• **DATASET SECTION**:
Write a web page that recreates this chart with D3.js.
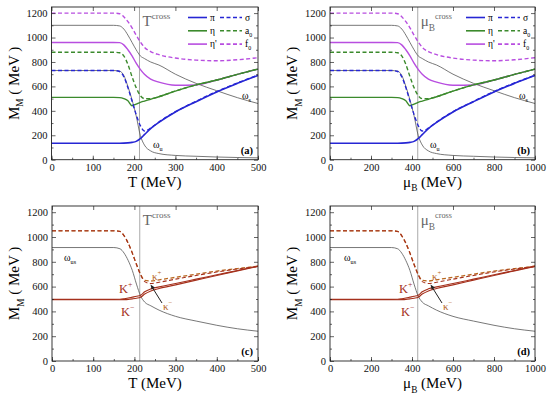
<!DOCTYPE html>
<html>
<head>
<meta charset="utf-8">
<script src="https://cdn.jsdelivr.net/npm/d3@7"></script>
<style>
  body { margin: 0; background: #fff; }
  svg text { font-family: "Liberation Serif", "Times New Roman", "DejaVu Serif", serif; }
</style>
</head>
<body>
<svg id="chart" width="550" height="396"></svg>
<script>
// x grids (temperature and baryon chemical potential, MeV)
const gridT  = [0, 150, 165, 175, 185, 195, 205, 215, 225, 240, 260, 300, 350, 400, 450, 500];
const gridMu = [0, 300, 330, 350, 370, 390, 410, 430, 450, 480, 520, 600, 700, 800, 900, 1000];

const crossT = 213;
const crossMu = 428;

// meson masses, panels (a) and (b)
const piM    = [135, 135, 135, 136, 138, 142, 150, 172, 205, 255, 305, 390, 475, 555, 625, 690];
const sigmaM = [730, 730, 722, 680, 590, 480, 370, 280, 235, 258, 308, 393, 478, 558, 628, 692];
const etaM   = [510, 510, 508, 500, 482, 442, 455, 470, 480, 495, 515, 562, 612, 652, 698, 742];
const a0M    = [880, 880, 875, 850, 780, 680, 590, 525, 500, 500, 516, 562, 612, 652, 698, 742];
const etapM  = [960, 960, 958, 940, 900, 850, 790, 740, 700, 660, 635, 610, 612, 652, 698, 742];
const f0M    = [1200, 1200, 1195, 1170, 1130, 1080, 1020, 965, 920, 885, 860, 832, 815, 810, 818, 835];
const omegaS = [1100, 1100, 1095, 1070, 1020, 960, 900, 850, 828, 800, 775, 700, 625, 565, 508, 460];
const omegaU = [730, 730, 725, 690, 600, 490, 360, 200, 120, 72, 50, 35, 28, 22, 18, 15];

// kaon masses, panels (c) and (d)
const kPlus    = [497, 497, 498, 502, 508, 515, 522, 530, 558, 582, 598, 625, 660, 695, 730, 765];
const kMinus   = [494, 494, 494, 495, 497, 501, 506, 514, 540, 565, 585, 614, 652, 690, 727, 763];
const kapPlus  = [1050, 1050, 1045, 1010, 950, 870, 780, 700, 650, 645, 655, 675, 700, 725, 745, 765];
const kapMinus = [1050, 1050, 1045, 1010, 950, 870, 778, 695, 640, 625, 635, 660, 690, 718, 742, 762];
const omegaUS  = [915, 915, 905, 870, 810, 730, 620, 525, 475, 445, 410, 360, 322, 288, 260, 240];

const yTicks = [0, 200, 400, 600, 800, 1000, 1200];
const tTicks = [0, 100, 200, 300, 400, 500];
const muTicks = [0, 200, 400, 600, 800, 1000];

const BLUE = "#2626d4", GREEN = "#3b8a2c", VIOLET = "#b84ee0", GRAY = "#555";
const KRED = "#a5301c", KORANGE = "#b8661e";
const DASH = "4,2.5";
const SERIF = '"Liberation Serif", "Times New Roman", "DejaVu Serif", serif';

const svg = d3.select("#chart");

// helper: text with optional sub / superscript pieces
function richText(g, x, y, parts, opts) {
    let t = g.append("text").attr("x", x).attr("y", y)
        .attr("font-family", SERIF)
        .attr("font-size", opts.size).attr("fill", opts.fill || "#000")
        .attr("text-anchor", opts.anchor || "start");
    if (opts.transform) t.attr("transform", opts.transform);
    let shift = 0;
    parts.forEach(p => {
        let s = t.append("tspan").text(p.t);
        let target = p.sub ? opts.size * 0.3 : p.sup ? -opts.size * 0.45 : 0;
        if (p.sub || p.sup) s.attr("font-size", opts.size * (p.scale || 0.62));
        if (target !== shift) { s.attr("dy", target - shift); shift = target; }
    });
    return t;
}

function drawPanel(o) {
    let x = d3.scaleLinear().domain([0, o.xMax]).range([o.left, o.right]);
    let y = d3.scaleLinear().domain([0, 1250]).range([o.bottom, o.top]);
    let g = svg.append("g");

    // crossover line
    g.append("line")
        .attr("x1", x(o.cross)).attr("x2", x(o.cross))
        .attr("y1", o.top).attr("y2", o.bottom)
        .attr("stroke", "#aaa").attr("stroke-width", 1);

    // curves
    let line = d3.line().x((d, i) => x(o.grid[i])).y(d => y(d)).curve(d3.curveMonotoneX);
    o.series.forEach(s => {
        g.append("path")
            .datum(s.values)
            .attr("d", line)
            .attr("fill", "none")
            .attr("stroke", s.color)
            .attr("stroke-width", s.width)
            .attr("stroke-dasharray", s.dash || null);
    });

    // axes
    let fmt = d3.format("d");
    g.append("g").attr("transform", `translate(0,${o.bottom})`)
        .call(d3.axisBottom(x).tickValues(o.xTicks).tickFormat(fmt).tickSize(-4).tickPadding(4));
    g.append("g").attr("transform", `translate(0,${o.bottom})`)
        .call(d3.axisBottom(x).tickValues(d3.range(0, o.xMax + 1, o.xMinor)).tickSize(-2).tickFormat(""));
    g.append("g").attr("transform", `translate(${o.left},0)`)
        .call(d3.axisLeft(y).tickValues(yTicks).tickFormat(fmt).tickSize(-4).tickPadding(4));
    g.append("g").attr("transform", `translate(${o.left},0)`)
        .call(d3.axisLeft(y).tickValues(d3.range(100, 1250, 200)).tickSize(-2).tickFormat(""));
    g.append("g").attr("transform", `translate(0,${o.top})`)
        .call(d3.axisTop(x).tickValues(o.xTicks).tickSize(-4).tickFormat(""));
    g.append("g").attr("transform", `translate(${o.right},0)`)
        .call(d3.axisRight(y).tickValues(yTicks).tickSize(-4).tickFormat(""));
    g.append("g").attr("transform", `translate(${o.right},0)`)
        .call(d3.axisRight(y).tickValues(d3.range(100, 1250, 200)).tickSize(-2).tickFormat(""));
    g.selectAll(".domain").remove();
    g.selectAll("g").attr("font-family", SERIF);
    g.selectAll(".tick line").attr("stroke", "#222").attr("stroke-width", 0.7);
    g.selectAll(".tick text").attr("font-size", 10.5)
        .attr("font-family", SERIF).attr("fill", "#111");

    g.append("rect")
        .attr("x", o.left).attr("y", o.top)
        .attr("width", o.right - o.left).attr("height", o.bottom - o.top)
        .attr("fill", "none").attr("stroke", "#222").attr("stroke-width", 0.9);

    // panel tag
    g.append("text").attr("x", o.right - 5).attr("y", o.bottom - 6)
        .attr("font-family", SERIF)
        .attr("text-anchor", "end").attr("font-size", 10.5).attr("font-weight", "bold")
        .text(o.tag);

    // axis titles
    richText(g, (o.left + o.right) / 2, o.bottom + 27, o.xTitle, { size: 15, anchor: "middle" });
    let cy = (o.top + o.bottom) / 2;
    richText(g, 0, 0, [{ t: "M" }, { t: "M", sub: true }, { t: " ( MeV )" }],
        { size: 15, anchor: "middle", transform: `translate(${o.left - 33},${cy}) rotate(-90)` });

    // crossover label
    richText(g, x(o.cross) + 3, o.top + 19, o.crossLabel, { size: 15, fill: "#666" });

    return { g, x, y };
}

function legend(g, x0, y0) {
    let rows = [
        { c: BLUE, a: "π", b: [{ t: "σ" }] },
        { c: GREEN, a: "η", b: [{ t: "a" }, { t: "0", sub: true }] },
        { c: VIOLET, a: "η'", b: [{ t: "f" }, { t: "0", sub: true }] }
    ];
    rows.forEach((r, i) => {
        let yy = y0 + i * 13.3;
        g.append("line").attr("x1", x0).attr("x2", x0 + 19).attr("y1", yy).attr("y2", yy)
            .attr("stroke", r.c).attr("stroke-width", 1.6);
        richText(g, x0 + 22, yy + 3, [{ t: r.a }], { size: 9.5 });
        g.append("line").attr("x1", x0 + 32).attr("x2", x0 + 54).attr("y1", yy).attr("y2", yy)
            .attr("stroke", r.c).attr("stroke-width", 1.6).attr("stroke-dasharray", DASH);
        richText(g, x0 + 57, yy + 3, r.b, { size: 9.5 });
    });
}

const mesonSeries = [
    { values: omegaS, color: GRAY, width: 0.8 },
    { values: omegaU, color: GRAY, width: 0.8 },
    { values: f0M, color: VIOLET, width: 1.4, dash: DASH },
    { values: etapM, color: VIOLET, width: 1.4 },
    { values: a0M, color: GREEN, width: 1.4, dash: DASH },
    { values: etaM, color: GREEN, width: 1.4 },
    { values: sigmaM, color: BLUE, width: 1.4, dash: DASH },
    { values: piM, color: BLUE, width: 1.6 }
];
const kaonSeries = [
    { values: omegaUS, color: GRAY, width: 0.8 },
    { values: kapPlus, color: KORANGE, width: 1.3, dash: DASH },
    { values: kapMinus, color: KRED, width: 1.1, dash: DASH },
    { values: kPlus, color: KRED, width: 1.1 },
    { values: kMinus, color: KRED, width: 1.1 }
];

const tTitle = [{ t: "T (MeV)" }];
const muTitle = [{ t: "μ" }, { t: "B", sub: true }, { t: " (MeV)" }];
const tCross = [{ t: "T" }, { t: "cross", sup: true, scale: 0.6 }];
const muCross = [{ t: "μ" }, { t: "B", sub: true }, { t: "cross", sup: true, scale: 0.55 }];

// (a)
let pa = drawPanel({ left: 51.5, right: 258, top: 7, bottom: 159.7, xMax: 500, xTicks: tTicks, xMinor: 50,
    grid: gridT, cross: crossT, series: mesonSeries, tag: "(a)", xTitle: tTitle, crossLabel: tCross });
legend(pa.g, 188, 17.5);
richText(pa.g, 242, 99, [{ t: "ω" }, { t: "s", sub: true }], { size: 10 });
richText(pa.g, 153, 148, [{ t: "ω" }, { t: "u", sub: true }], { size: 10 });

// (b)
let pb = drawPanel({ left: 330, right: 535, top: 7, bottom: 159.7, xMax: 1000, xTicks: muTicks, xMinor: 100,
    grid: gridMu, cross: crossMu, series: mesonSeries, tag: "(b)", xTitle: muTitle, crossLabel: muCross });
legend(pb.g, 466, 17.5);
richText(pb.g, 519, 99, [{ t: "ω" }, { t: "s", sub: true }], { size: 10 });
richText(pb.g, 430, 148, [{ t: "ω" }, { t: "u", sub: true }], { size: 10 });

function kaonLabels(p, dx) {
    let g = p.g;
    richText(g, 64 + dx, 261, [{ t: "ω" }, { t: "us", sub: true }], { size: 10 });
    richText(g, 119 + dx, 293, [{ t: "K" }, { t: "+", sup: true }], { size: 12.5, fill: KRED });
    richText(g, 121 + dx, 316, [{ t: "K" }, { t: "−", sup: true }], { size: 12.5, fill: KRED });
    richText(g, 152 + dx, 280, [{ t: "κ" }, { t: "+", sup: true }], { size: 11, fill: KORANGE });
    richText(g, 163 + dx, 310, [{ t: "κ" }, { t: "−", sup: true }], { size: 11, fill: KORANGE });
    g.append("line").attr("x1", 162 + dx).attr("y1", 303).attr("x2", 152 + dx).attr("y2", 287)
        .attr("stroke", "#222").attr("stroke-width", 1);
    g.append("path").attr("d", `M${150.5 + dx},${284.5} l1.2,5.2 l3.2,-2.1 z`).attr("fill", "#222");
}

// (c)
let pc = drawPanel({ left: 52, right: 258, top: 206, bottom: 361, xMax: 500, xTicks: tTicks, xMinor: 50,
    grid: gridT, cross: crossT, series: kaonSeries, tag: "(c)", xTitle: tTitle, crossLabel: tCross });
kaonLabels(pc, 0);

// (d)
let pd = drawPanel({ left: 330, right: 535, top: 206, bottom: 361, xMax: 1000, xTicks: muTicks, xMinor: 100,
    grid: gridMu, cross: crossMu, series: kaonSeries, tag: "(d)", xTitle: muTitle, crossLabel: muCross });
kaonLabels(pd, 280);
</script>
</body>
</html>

• **EXERCISE BRIEF**: Each line from the top of the material through the line containing "const crossMu = 428;" should be reproduced exactly; please drop any images.

• **TASK ANSWER**:
Write a web page that recreates this chart with D3.js.
<!DOCTYPE html>
<html>
<head>
<meta charset="utf-8">
<script src="https://cdn.jsdelivr.net/npm/d3@7"></script>
<style>
  body { margin: 0; background: #fff; }
  svg text { font-family: "Liberation Serif", "Times New Roman", "DejaVu Serif", serif; }
</style>
</head>
<body>
<svg id="chart" width="550" height="396"></svg>
<script>
// x grids (temperature and baryon chemical potential, MeV)
const gridT  = [0, 150, 165, 175, 185, 195, 205, 215, 225, 240, 260, 300, 350, 400, 450, 500];
const gridMu = [0, 300, 330, 350, 370, 390, 410, 430, 450, 480, 520, 600, 700, 800, 900, 1000];

const crossT = 213;
const crossMu = 428;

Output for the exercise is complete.